### PROBLEM REQUIREMENTS
Starting at the first line of the listing below, repeat each line up to and including the one containing "plt.rcParams['font.family'] = ['Lato', 'DejaVu". Leave out pictures.

### RECORDS PROVIDED
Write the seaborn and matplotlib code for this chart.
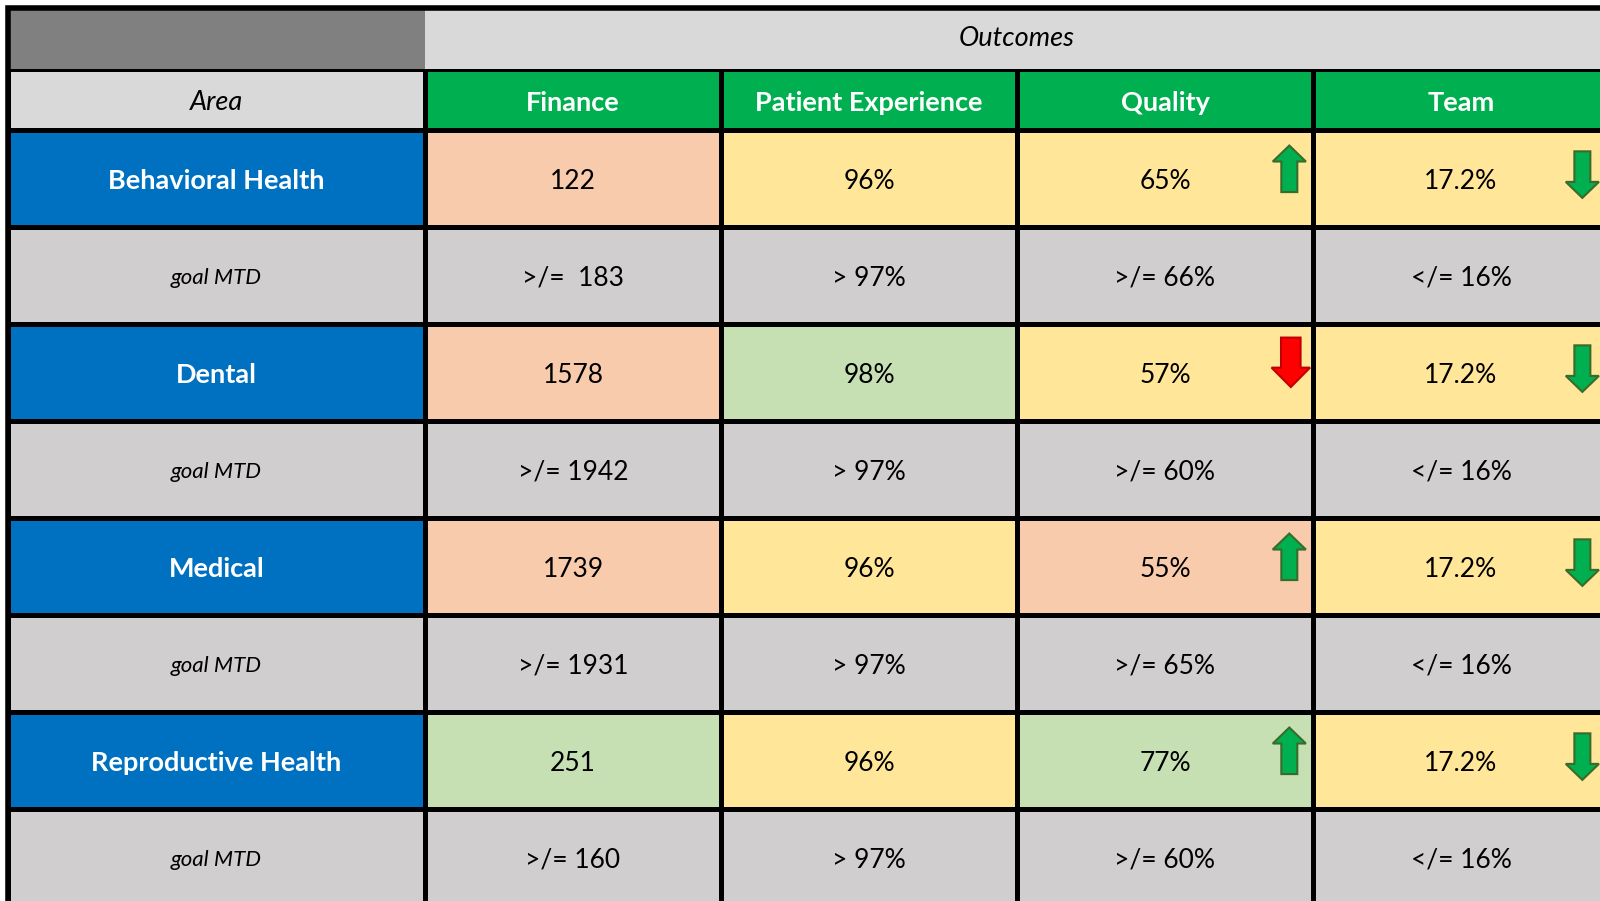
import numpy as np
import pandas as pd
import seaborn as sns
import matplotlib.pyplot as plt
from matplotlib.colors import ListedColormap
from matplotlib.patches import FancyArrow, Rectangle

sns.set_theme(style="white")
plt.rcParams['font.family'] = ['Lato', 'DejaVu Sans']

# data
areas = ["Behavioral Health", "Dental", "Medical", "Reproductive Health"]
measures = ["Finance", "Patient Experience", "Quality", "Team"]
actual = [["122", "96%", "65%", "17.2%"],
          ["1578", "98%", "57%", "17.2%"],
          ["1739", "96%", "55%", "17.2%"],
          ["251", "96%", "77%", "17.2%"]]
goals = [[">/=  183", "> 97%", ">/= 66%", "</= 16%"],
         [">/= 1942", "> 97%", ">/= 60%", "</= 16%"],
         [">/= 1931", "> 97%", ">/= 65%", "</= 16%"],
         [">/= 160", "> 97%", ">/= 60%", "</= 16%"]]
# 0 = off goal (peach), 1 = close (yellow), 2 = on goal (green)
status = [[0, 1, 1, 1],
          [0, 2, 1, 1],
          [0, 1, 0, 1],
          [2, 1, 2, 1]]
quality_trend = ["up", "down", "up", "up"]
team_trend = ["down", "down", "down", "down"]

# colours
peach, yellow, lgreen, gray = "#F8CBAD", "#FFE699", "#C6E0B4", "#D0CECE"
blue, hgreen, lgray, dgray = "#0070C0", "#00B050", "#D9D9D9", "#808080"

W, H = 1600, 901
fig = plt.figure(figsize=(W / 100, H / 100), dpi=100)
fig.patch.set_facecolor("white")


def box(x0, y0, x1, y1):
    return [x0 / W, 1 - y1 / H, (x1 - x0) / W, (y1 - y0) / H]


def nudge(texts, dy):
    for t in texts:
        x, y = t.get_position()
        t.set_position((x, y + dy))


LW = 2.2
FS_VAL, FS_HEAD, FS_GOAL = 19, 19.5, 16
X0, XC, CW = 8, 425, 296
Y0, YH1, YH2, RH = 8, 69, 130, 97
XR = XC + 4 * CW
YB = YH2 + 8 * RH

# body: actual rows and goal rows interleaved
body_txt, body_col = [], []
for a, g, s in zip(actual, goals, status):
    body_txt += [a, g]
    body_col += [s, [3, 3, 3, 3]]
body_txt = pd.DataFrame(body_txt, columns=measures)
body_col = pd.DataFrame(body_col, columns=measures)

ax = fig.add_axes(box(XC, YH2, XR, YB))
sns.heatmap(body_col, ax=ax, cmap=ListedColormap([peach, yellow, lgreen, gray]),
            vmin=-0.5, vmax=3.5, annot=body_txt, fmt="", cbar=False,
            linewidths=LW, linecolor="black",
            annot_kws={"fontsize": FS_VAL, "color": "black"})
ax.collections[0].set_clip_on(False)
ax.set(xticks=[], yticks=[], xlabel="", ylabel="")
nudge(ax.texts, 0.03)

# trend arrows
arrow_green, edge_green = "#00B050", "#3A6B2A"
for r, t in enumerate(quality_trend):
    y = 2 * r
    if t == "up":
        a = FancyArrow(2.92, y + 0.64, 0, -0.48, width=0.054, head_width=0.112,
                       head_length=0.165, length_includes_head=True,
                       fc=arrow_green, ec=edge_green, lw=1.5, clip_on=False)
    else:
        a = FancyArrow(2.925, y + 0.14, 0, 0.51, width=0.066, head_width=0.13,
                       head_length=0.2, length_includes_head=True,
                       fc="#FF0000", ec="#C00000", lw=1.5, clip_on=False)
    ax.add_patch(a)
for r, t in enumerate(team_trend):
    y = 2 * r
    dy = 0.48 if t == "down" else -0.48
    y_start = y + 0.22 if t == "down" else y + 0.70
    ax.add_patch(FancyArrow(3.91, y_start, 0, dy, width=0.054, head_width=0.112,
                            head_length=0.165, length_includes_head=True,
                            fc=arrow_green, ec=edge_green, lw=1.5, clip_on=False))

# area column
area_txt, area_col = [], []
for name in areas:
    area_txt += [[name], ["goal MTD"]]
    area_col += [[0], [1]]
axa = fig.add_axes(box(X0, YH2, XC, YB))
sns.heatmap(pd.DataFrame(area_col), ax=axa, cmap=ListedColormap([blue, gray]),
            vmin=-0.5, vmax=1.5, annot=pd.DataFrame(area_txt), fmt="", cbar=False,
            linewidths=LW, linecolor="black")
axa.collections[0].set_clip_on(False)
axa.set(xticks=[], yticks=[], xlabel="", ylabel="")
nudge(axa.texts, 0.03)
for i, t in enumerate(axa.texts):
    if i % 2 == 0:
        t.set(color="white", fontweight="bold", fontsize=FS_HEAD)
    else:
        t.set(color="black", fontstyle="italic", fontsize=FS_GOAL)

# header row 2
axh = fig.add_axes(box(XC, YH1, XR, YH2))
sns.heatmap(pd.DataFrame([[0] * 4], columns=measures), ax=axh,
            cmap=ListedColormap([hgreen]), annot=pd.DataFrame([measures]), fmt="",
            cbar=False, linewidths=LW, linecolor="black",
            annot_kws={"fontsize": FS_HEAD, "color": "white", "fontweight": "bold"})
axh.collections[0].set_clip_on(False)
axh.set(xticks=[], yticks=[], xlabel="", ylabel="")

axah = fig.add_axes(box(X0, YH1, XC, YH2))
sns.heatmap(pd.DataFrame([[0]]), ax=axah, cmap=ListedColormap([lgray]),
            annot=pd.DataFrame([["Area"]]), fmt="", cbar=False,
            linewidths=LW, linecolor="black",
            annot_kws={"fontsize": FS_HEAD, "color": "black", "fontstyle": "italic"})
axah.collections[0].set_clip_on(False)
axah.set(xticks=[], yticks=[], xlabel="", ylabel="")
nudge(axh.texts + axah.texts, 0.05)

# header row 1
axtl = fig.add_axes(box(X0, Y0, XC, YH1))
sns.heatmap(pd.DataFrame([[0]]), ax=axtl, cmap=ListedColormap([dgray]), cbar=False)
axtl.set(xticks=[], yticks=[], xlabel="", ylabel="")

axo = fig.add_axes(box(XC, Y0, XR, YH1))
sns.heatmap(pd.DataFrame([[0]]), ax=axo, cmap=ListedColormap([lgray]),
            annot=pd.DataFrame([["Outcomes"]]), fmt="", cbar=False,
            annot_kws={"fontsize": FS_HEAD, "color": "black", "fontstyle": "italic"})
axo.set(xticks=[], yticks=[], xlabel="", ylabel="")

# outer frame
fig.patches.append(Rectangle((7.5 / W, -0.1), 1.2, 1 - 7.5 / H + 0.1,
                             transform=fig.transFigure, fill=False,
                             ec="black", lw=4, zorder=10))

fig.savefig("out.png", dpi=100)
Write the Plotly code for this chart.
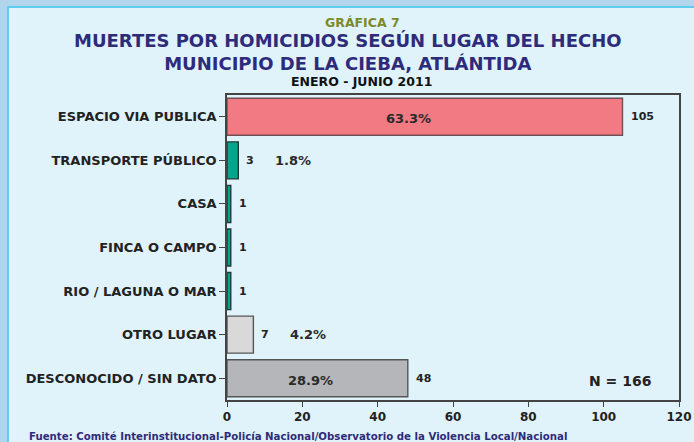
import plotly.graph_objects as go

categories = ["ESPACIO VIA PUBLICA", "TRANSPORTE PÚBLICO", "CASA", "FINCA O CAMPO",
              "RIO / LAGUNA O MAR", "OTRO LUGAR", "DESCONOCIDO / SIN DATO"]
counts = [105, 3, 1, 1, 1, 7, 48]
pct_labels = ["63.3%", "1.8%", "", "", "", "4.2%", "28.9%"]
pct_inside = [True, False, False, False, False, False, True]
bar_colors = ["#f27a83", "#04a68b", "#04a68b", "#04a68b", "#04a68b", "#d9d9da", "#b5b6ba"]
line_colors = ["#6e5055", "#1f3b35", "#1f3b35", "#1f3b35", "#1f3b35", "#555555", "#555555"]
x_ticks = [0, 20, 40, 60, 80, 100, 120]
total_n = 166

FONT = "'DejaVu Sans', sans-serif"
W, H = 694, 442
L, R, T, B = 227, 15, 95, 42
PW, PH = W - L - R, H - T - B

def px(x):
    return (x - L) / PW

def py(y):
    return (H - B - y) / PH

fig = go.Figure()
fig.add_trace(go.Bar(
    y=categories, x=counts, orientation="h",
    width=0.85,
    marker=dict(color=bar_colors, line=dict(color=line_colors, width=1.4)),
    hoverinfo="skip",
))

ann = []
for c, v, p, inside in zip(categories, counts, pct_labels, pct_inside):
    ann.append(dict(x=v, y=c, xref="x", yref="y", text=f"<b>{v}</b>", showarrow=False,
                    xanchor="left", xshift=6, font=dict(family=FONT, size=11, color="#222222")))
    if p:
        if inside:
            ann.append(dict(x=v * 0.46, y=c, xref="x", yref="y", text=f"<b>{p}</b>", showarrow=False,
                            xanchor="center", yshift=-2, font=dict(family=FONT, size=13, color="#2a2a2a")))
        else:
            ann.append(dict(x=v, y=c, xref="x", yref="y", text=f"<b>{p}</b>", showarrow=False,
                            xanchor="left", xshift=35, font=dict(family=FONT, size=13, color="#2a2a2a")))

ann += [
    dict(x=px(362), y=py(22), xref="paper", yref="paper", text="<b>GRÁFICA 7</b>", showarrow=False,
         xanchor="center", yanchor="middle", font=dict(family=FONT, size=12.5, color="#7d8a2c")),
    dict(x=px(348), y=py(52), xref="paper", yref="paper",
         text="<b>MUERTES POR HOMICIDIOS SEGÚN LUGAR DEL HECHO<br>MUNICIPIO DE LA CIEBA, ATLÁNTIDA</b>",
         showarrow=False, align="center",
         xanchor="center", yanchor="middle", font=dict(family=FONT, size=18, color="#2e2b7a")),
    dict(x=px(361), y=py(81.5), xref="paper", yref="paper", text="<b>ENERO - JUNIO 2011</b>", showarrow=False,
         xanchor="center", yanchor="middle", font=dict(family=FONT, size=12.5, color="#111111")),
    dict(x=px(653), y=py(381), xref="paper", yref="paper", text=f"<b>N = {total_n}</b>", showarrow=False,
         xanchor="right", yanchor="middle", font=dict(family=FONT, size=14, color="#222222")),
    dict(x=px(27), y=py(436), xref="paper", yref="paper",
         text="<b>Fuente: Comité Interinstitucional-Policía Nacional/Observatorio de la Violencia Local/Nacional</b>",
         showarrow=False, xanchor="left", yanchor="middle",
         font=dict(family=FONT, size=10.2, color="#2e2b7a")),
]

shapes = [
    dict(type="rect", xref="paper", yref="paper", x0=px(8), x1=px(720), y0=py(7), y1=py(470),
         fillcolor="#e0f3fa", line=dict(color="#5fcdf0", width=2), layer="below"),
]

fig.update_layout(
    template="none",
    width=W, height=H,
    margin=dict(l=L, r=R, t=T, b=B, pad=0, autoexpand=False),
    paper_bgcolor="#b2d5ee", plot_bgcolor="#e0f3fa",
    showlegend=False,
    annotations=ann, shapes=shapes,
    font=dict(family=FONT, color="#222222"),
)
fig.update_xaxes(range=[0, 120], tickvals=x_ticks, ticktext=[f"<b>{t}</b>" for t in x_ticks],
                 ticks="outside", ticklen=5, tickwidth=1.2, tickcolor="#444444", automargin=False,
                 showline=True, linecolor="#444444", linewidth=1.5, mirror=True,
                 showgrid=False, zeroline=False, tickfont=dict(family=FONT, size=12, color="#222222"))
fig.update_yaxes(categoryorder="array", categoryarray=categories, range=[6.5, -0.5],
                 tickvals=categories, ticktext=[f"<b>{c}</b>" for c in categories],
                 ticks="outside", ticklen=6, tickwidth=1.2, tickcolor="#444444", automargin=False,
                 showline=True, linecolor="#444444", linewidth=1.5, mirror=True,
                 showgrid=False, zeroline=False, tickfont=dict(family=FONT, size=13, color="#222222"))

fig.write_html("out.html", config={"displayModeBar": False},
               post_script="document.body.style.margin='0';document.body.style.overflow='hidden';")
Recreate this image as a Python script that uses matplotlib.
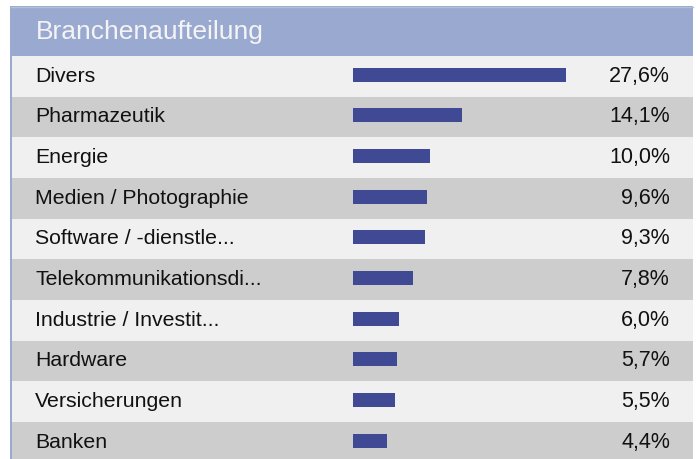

### EXERCISE SOLUTION
Write the seaborn and matplotlib code for this chart.
import numpy as np
import pandas as pd
import seaborn as sns
import matplotlib.pyplot as plt
from matplotlib.colors import ListedColormap
from matplotlib.patches import FancyArrow, Rectangle

sns.set_theme(style="white")
plt.rcParams['font.family'] = ['Lato', 'DejaVu Sans']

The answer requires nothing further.